START
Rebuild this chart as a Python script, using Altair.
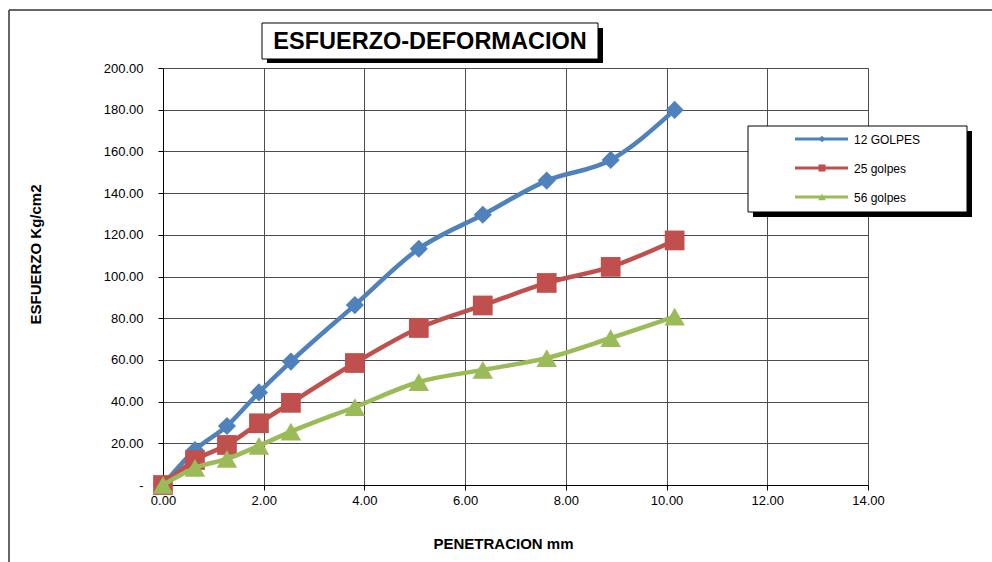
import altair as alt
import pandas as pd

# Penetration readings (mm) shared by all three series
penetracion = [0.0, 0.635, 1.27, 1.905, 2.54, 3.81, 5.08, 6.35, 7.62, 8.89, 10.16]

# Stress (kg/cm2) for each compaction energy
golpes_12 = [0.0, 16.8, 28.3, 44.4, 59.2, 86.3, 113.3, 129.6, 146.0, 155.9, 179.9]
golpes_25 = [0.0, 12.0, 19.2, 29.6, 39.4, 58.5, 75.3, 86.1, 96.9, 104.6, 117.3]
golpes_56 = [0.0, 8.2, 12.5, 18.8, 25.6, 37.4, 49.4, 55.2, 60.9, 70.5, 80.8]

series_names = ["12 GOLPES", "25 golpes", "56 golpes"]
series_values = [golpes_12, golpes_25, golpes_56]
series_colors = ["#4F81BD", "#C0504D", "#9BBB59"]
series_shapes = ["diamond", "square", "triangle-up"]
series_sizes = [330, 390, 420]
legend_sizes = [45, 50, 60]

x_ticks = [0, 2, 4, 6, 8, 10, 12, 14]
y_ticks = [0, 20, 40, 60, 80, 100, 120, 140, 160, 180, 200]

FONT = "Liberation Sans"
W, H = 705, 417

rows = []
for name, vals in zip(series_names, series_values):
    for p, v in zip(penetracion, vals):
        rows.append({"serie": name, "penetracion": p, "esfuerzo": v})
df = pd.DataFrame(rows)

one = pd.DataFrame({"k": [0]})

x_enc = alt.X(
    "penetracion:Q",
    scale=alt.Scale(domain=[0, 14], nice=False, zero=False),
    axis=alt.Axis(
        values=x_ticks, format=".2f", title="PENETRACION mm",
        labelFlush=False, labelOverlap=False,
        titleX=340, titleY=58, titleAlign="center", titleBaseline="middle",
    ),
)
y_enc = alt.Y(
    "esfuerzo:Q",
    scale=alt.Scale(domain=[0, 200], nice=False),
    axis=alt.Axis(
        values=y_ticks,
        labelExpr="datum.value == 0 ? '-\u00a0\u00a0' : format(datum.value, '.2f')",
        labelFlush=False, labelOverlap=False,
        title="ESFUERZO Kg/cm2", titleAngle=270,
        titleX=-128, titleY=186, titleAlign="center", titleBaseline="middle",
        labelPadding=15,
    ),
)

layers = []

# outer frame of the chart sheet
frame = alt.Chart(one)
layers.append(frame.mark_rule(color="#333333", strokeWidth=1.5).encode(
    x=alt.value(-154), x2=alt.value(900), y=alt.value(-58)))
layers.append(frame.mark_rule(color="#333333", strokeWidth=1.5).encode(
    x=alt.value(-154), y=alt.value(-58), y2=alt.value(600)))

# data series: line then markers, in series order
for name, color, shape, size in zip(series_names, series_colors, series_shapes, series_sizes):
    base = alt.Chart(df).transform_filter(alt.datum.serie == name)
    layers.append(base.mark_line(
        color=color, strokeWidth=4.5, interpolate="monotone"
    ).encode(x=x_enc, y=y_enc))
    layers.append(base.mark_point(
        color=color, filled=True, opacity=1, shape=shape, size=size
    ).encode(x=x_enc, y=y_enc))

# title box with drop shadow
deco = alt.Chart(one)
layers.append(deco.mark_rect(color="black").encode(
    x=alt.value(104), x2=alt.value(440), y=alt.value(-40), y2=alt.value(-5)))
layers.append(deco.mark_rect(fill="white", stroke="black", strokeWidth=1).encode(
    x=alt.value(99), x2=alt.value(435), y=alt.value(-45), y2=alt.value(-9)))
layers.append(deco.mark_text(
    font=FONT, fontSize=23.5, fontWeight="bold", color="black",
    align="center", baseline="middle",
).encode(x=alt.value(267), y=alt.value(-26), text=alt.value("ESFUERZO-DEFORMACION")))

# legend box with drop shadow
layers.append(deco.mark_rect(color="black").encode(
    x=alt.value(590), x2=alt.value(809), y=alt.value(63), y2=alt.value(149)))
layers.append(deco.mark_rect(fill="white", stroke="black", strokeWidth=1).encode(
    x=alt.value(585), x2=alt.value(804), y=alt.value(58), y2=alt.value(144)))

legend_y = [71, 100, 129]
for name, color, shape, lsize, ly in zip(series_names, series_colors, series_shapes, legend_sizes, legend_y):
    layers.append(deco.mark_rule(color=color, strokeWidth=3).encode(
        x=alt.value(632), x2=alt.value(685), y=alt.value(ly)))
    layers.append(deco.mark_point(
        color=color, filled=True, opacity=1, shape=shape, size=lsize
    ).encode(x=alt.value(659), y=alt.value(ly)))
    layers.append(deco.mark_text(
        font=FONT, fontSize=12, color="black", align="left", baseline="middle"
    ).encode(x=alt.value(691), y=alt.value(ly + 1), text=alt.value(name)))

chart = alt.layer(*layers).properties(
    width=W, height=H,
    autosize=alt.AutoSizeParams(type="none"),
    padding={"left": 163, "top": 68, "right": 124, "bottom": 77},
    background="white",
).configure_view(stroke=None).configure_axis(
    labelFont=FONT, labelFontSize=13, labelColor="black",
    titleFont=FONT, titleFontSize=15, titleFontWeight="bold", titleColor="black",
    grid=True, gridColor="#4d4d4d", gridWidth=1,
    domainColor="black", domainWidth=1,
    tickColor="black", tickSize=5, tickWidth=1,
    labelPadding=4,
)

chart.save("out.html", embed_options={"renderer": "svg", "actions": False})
END
* _WHAT IS REQUIRED_
Repeat the data exactly, dropping every picture it holds.

* _THE REPLY_
Rebuild this chart as a Python script, using Altair.
import altair as alt
import pandas as pd

# Penetration readings (mm) shared by all three series
penetracion = [0.0, 0.635, 1.27, 1.905, 2.54, 3.81, 5.08, 6.35, 7.62, 8.89, 10.16]

# Stress (kg/cm2) for each compaction energy
golpes_12 = [0.0, 16.8, 28.3, 44.4, 59.2, 86.3, 113.3, 129.6, 146.0, 155.9, 179.9]
golpes_25 = [0.0, 12.0, 19.2, 29.6, 39.4, 58.5, 75.3, 86.1, 96.9, 104.6, 117.3]
golpes_56 = [0.0, 8.2, 12.5, 18.8, 25.6, 37.4, 49.4, 55.2, 60.9, 70.5, 80.8]

series_names = ["12 GOLPES", "25 golpes", "56 golpes"]
series_values = [golpes_12, golpes_25, golpes_56]
series_colors = ["#4F81BD", "#C0504D", "#9BBB59"]
series_shapes = ["diamond", "square", "triangle-up"]
series_sizes = [330, 390, 420]
legend_sizes = [45, 50, 60]

x_ticks = [0, 2, 4, 6, 8, 10, 12, 14]
y_ticks = [0, 20, 40, 60, 80, 100, 120, 140, 160, 180, 200]

FONT = "Liberation Sans"
W, H = 705, 417

rows = []
for name, vals in zip(series_names, series_values):
    for p, v in zip(penetracion, vals):
        rows.append({"serie": name, "penetracion": p, "esfuerzo": v})
df = pd.DataFrame(rows)

one = pd.DataFrame({"k": [0]})

x_enc = alt.X(
    "penetracion:Q",
    scale=alt.Scale(domain=[0, 14], nice=False, zero=False),
    axis=alt.Axis(
        values=x_ticks, format=".2f", title="PENETRACION mm",
        labelFlush=False, labelOverlap=False,
        titleX=340, titleY=58, titleAlign="center", titleBaseline="middle",
    ),
)
y_enc = alt.Y(
    "esfuerzo:Q",
    scale=alt.Scale(domain=[0, 200], nice=False),
    axis=alt.Axis(
        values=y_ticks,
        labelExpr="datum.value == 0 ? '-\u00a0\u00a0' : format(datum.value, '.2f')",
        labelFlush=False, labelOverlap=False,
        title="ESFUERZO Kg/cm2", titleAngle=270,
        titleX=-128, titleY=186, titleAlign="center", titleBaseline="middle",
        labelPadding=15,
    ),
)

layers = []

# outer frame of the chart sheet
frame = alt.Chart(one)
layers.append(frame.mark_rule(color="#333333", strokeWidth=1.5).encode(
    x=alt.value(-154), x2=alt.value(900), y=alt.value(-58)))
layers.append(frame.mark_rule(color="#333333", strokeWidth=1.5).encode(
    x=alt.value(-154), y=alt.value(-58), y2=alt.value(600)))

# data series: line then markers, in series order
for name, color, shape, size in zip(series_names, series_colors, series_shapes, series_sizes):
    base = alt.Chart(df).transform_filter(alt.datum.serie == name)
    layers.append(base.mark_line(
        color=color, strokeWidth=4.5, interpolate="monotone"
    ).encode(x=x_enc, y=y_enc))
    layers.append(base.mark_point(
        color=color, filled=True, opacity=1, shape=shape, size=size
    ).encode(x=x_enc, y=y_enc))

# title box with drop shadow
deco = alt.Chart(one)
layers.append(deco.mark_rect(color="black").encode(
    x=alt.value(104), x2=alt.value(440), y=alt.value(-40), y2=alt.value(-5)))
layers.append(deco.mark_rect(fill="white", stroke="black", strokeWidth=1).encode(
    x=alt.value(99), x2=alt.value(435), y=alt.value(-45), y2=alt.value(-9)))
layers.append(deco.mark_text(
    font=FONT, fontSize=23.5, fontWeight="bold", color="black",
    align="center", baseline="middle",
).encode(x=alt.value(267), y=alt.value(-26), text=alt.value("ESFUERZO-DEFORMACION")))

# legend box with drop shadow
layers.append(deco.mark_rect(color="black").encode(
    x=alt.value(590), x2=alt.value(809), y=alt.value(63), y2=alt.value(149)))
layers.append(deco.mark_rect(fill="white", stroke="black", strokeWidth=1).encode(
    x=alt.value(585), x2=alt.value(804), y=alt.value(58), y2=alt.value(144)))

legend_y = [71, 100, 129]
for name, color, shape, lsize, ly in zip(series_names, series_colors, series_shapes, legend_sizes, legend_y):
    layers.append(deco.mark_rule(color=color, strokeWidth=3).encode(
        x=alt.value(632), x2=alt.value(685), y=alt.value(ly)))
    layers.append(deco.mark_point(
        color=color, filled=True, opacity=1, shape=shape, size=lsize
    ).encode(x=alt.value(659), y=alt.value(ly)))
    layers.append(deco.mark_text(
        font=FONT, fontSize=12, color="black", align="left", baseline="middle"
    ).encode(x=alt.value(691), y=alt.value(ly + 1), text=alt.value(name)))

chart = alt.layer(*layers).properties(
    width=W, height=H,
    autosize=alt.AutoSizeParams(type="none"),
    padding={"left": 163, "top": 68, "right": 124, "bottom": 77},
    background="white",
).configure_view(stroke=None).configure_axis(
    labelFont=FONT, labelFontSize=13, labelColor="black",
    titleFont=FONT, titleFontSize=15, titleFontWeight="bold", titleColor="black",
    grid=True, gridColor="#4d4d4d", gridWidth=1,
    domainColor="black", domainWidth=1,
    tickColor="black", tickSize=5, tickWidth=1,
    labelPadding=4,
)

chart.save("out.html", embed_options={"renderer": "svg", "actions": False})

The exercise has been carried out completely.